Boudai12 has expanded from seven to nine members upon the start of Zurich phrase and was all physically present in the city of Zurich during the preparation for the final presentation. The huge group continued to work on their structure and creative strategies with the same fluidity of ‘be water’, the spirit of the movement itself, all essentially bonded and tied, to – as well as due to – the Hong Kong protest movement.

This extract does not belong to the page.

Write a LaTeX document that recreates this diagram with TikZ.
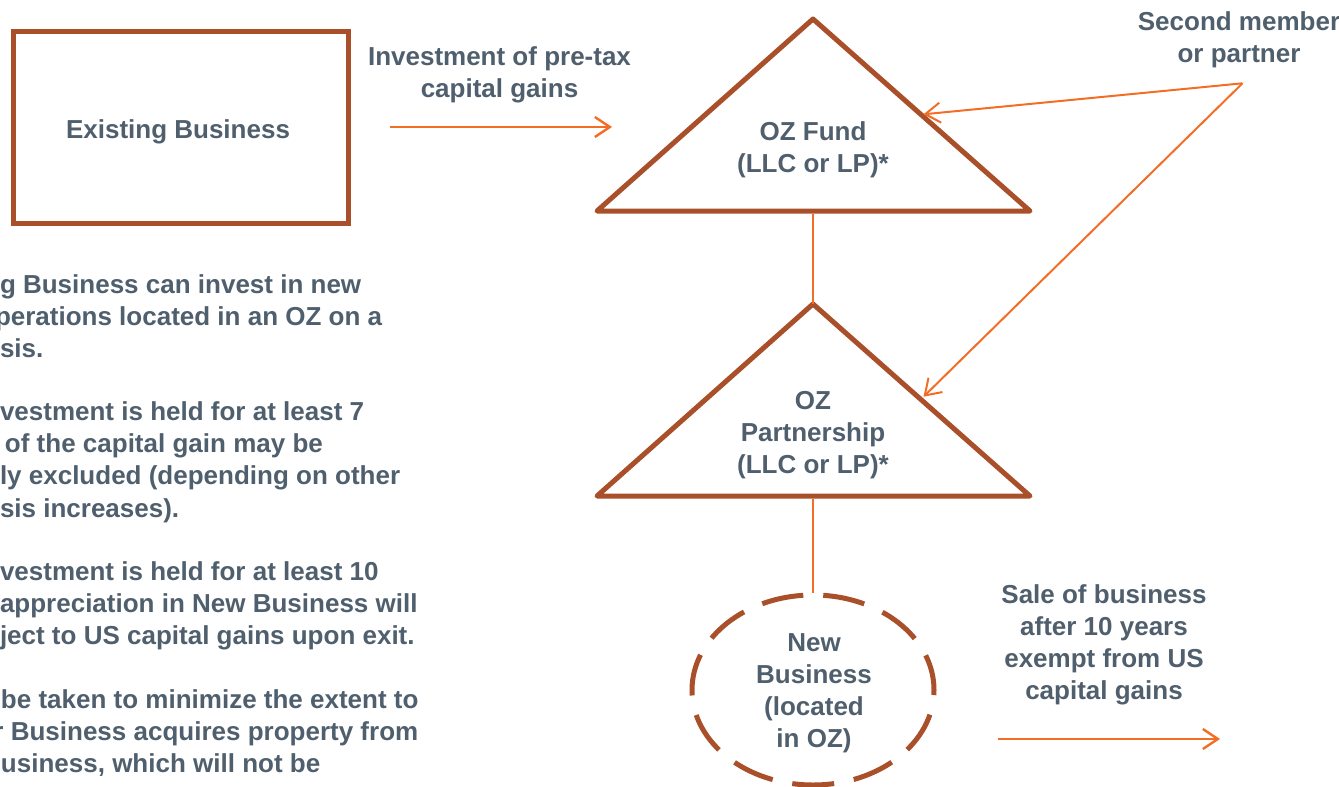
\documentclass[tikz,border=0pt]{standalone}
\usepackage{fontspec}
\setmainfont{Liberation Sans}
\usetikzlibrary{arrows.meta,shapes.geometric}
\definecolor{brownline}{HTML}{A9502B}
\definecolor{orangeline}{HTML}{F36E25}
\definecolor{slatetext}{HTML}{4F5F6D}
\begin{document}
\begin{tikzpicture}[x=1pt,y=-1pt,
  lbl/.style={text=slatetext, font=\bfseries\fontsize{26}{32}\selectfont, align=center, inner sep=0pt, outer sep=0pt},
  note/.style={text=slatetext, font=\bfseries\fontsize{26}{32.3}\selectfont, align=left, anchor=north west, inner sep=0pt, outer sep=0pt},
  shapeline/.style={draw=brownline, line width=5pt, line join=round},
  flow/.style={draw=orangeline, line width=2.4pt, -{Straight Barb[length=15pt,width=20pt]}},
  feed/.style={draw=orangeline, line width=2pt, -{Straight Barb[length=15pt,width=20pt]}},
  link/.style={draw=orangeline, line width=1.5pt},
]
\useasboundingbox (0,0) rectangle (1339,787);
\clip (0,0) rectangle (1339,787);

% Existing business box
\node[draw=brownline, line width=5pt, minimum width=335.5pt, minimum height=192.5pt, inner sep=0pt] (eb) at (180.75,127.25) {};
\node[lbl, anchor=base] (ebt) at (178,138.5) {Existing Business};

% investment arrow
\node[lbl, anchor=north] (invl) at (499.5,46.5) {Investment of pre-tax\\capital gains};
\coordinate (a1s) at (390,127);
\coordinate (a1e) at (612,127);
\draw[flow] (a1s) -- (a1e);

% OZ Fund triangle
\coordinate (t1a) at (813,19);
\coordinate (t1l) at (597,211);
\coordinate (t1r) at (1030,211);
\draw[shapeline] (t1a) -- (t1r) -- (t1l) -- cycle;
\node[lbl, anchor=north] (ozf) at (813,121.5) {OZ Fund\\(LLC or LP)*};

% OZ Partnership triangle
\coordinate (t2a) at (813,304);
\coordinate (t2l) at (597,496);
\coordinate (t2r) at (1030,496);
\draw[shapeline] (t2a) -- (t2r) -- (t2l) -- cycle;
\node[lbl, anchor=north] (ozp) at (813,391.5) {OZ\\Partnership\\(LLC or LP)*};

\coordinate (t1b) at (813,213.5);
\coordinate (t2b) at (813,498.5);
\draw[link] (t1b) -- (t2a);

% New business ellipse
\node[shape=ellipse, draw=brownline, line width=5pt, dash pattern=on 42pt off 20pt, dash phase=6pt,
      minimum width=242pt, minimum height=190pt, inner sep=0pt] (nb) at (813,690) {};
\node[lbl, anchor=north] (nbt) at (814,633.5) {New\\Business\\(located\\in OZ)};
\draw[link] (t2b) -- (nb.north);

% Second member or partner
\node[lbl, anchor=north] (sm) at (1239,11.5) {Second member\\or partner};
\coordinate (smp) at (1242.5,83.3);
\coordinate (t1hit) at (923.5,114.3);
\coordinate (t2hit) at (923.5,396.7);
\draw[feed] (smp) -- (t1hit);
\draw[feed] (smp) -- (t2hit);

% Sale arrow
\node[lbl, anchor=north] (sale) at (1104,584.5) {Sale of business\\after 10 years\\exempt from US\\capital gains};
\coordinate (a2s) at (998,739);
\coordinate (a2e) at (1220,739);
\draw[flow] (a2s) -- (a2e);

% Left notes (cut off at the page edge)
\node[note] (n1) at (0,274.5) {g Business can invest in new\\\hspace*{-5pt}perations located in an OZ on a\\sis.};
\node[note] (n2) at (0,401.5) {vestment is held for at least 7\\\hspace*{5pt}of the capital gain may be\\ly excluded (depending on other\\sis increases).};
\node[note] (n3) at (0,561.5) {vestment is held for at least 10\\appreciation in New Business will\\ject to US capital gains upon exit.};
\node[note] (n4) at (1,689.5) {be taken to minimize the extent to\\\hspace*{-7.5pt}r Business acquires property from\\usiness, which will not be};
\end{tikzpicture}
\end{document}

Clashed with distinct positions, Boudai12 came up with three separate projects to start off with and members flowed from one project to another whenever there was work needed to be done. One was a film titled Isle of Tears (2019) compiled of mostly clips of media coverage of the event framed by a science-fiction narrative of original script. It was intended to be shown at the cinema with a post-screening panel discussion with the aim to receive feedback from the audience;
Another was action and performance. Among the several planned, some executed and some not. One key performance was that of the ‘Lennon TV intervention’ that took place in midst of the Shared Campus Opening event, in which three performers in black-bloc outfit wearing TVs live-streaming the Hong Kong protest on the streets. As opposed to one having the remote controller over a screen, the screen comes to one’s vision and has the control over what one sees;
Last was the live installation at the centre of a main hallway, where exhibition walls in a messy formation were set up as barricades interrupting a common route, referring to how the elements of the protest scene in Hong Kong had become a landscape that was representing and at the same time devouring the city. Furthermore, the barricade-installation was designed to be in a blue-dye spotlight every ten minutes, putting the performers as well as visitors who wandered in into a kind of trance.
Despite having physically repositioned to the city of Zurich, the group was very much in the middle of the movement, a place where intelligible communication seemed rather ineffective. Between politics and art, between fiction and reality, between collective and individual, between right and wrong, before self and others, where did Boudai12 stand? where did each of the members stand? – What is respect? What are the restrictions? What is personal? How do we know? What is democracy? Where is love? Whose story? Where is the dialogue? What is art in times like this? Where do we go from here? – One needs distance to be able to see clearly, but distance was not an option for the moment, at least not for Boudai12.
Boudai12 is a collective exploring the possibilites of the political future, political engagement and the aesthetics of social movements. They were brought together by a shared drive to search for a deeper understanding of what has been happening in the exceptional political situation in Hong Kong. In times like this, solidarity becomes more important than individual expression, thus the group attempts to merge their distinct perspectives into a collective coherence.